How to Mock React Suspense
This article explains how to mock React Suspense when writing unit tests for your React applications. You will learn why mocking Suspense is sometimes necessary, the different strategies for handling asynchronous components in Jest and React Testing Library, and how to implement these solutions in your test suites.
Why Mock React Suspense?
When testing components that utilize React.lazy and
Suspense, unit tests can fail because the component
attempts to load asynchronously. If your testing environment is not
configured to wait for the lazy-loaded component to resolve, the test
will fail or only assert the state of the fallback loader.
To resolve this, you can either mock the lazy-loaded component to
render synchronously, mock the Suspense component itself,
or use asynchronous query methods to wait for the component to load.
Method 1: Mocking the Lazy-Loaded Component (Recommended)
The cleanest and most reliable way to handle React Suspense in tests
is to mock the React.lazy import. Instead of letting the
component load asynchronously, you mock the module to return a standard
synchronous component.
Suppose you have a component that loads a child component lazily:
// App.js
import React, { Suspense, lazy } from 'react';
const LazyChild = lazy(() => import('./LazyChild'));
function App() {
return (
<Suspense fallback={<div>Loading...</div>}>
<LazyChild />
</Suspense>
);
}In your Jest test file, mock LazyChild before running
the tests:
import { render, screen } from '@testing-library/react';
import App from './App';
// Mock the lazy component to render synchronously
jest.mock('./LazyChild', () => {
return function DummyChild() {
return <div data-testid="lazy-child">Mocked Child Component</div>;
};
});
test('renders mocked lazy component without suspense delay', () => {
render(<App />);
const childElement = screen.getByTestId('lazy-child');
expect(childElement).toBeInTheDocument();
});Method 2: Mocking the React Suspense Component Globally
If you want to completely bypass Suspense across your
entire test suite so that fallback UI never renders, you can mock
React.Suspense to immediately render its children.
Add this mock to your individual test file or your global
setupTests.js file:
import React from 'react';
jest.mock('react', () => {
const originalReact = jest.requireActual('react');
return {
...originalReact,
// Force Suspense to render its children synchronously without the fallback
Suspense: ({ children }) => children,
};
});With this mock active, React will ignore the lazy-loading boundary and attempt to render the nested children directly.
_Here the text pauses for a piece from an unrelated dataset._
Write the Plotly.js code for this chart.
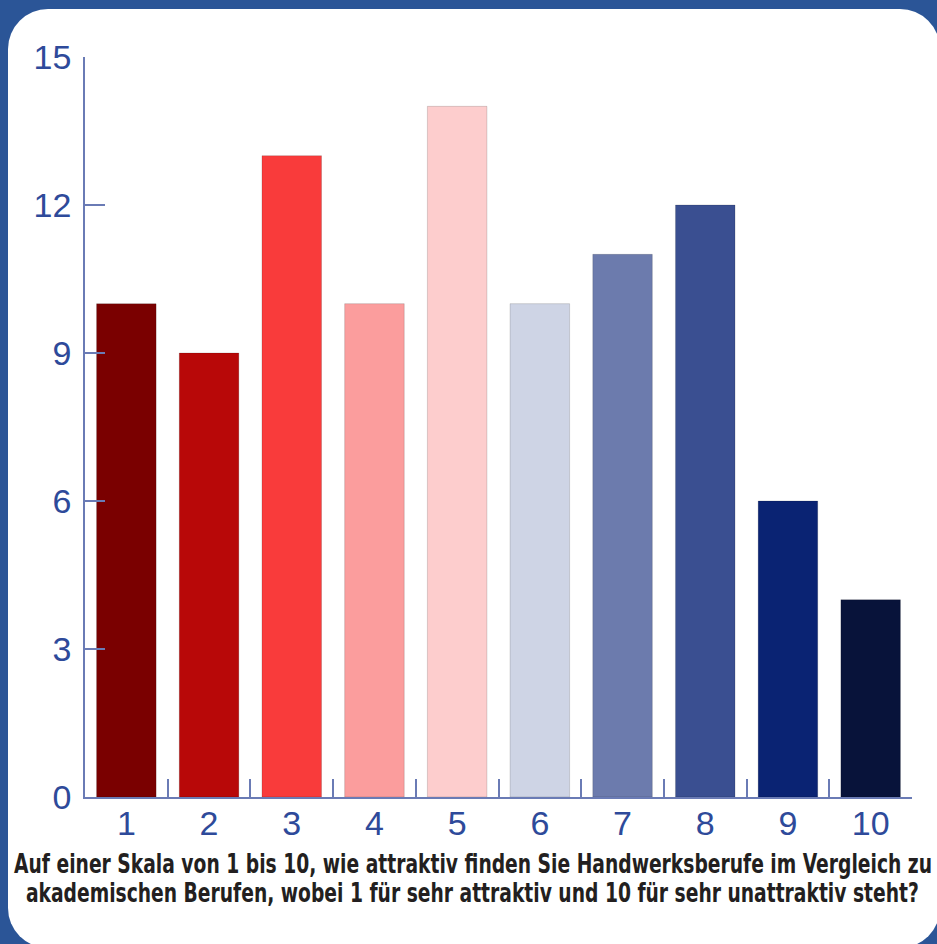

Note that this requires any underlying lazy components to also be mocked, otherwise the render will fail.
Method 3: Testing the Suspense Fallback State (No Mocking)
If you actually want to test the transition from the “Loading…”
fallback state to the resolved component, you should not mock Suspense.
Instead, use React Testing Library’s asynchronous query tools
(findBy) to wait for the transition to finish.
import { render, screen } from '@testing-library/react';
import App from './App';
test('displays loading fallback and then renders lazy component', async () => {
render(<App />);
// 1. Assert the fallback state is initially visible
expect(screen.getByText(/loading.../i)).toBeInTheDocument();
// 2. Wait for the lazy component to resolve and render
const resolvedElement = await screen.findByText(/actual child content/i);
expect(resolvedElement).toBeInTheDocument();
// 3. Assert the fallback has been removed
expect(screen.queryByText(/loading.../i)).not.toBeInTheDocument();
});